**** Data extract

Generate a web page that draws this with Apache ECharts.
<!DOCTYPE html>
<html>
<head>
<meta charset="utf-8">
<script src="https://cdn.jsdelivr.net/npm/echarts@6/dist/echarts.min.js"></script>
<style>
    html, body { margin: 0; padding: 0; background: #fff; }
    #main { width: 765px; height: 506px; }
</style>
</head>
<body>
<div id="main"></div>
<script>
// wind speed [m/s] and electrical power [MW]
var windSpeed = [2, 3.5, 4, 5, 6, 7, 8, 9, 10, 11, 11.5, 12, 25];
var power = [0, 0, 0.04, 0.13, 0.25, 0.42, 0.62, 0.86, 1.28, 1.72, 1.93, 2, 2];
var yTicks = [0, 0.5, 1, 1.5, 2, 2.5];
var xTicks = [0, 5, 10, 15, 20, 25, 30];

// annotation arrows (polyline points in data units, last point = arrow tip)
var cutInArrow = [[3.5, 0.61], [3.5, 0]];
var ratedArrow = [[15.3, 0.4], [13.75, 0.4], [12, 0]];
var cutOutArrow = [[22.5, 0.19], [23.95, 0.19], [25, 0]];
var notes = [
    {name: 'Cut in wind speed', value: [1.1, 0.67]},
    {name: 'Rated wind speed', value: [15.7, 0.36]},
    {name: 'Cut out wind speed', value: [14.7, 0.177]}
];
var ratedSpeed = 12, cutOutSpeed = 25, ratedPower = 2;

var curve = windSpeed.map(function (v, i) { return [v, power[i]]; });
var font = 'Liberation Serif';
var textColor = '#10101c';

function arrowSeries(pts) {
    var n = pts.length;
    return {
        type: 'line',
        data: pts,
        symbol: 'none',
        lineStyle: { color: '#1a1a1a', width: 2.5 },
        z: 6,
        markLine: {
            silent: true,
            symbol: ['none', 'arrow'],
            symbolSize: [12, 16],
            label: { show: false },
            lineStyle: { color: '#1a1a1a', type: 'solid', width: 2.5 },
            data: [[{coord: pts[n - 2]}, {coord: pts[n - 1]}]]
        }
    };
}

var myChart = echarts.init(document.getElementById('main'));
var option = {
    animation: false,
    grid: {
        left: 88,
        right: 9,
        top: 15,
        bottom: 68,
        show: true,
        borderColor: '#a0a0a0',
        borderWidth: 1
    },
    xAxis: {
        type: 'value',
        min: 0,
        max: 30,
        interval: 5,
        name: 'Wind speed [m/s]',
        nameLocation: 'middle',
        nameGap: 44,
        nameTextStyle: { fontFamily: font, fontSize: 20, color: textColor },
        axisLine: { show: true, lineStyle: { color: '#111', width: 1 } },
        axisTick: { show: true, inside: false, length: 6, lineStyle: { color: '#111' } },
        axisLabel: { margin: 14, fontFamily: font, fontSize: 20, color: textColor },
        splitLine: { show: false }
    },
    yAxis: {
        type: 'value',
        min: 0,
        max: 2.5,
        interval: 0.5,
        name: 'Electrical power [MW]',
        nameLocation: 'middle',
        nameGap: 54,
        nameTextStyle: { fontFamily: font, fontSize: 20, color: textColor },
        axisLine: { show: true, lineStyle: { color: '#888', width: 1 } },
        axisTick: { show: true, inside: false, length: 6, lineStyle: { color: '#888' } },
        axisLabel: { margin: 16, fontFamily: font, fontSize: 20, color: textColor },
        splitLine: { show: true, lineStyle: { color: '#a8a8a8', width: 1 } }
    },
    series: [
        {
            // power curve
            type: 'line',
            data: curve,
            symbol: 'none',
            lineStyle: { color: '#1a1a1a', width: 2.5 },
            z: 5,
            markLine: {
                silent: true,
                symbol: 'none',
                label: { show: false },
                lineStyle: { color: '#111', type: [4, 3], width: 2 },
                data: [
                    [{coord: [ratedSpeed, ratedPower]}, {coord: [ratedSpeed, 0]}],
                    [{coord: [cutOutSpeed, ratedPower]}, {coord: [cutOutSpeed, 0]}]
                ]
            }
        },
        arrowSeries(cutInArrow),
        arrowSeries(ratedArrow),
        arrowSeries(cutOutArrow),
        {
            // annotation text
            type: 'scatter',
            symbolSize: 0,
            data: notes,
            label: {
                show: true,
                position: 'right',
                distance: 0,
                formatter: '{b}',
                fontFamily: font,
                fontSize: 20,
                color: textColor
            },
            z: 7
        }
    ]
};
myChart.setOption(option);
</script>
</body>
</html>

********

> **Goal**
Only the lines from the start of the data to the line holding "var xTicks = [0, 5, 10, 15, 20, 25, 30];" are wanted; return them exactly, both ends included.

> **Answer**
Generate a web page that draws this with Apache ECharts.
<!DOCTYPE html>
<html>
<head>
<meta charset="utf-8">
<script src="https://cdn.jsdelivr.net/npm/echarts@6/dist/echarts.min.js"></script>
<style>
    html, body { margin: 0; padding: 0; background: #fff; }
    #main { width: 765px; height: 506px; }
</style>
</head>
<body>
<div id="main"></div>
<script>
// wind speed [m/s] and electrical power [MW]
var windSpeed = [2, 3.5, 4, 5, 6, 7, 8, 9, 10, 11, 11.5, 12, 25];
var power = [0, 0, 0.04, 0.13, 0.25, 0.42, 0.62, 0.86, 1.28, 1.72, 1.93, 2, 2];
var yTicks = [0, 0.5, 1, 1.5, 2, 2.5];
var xTicks = [0, 5, 10, 15, 20, 25, 30];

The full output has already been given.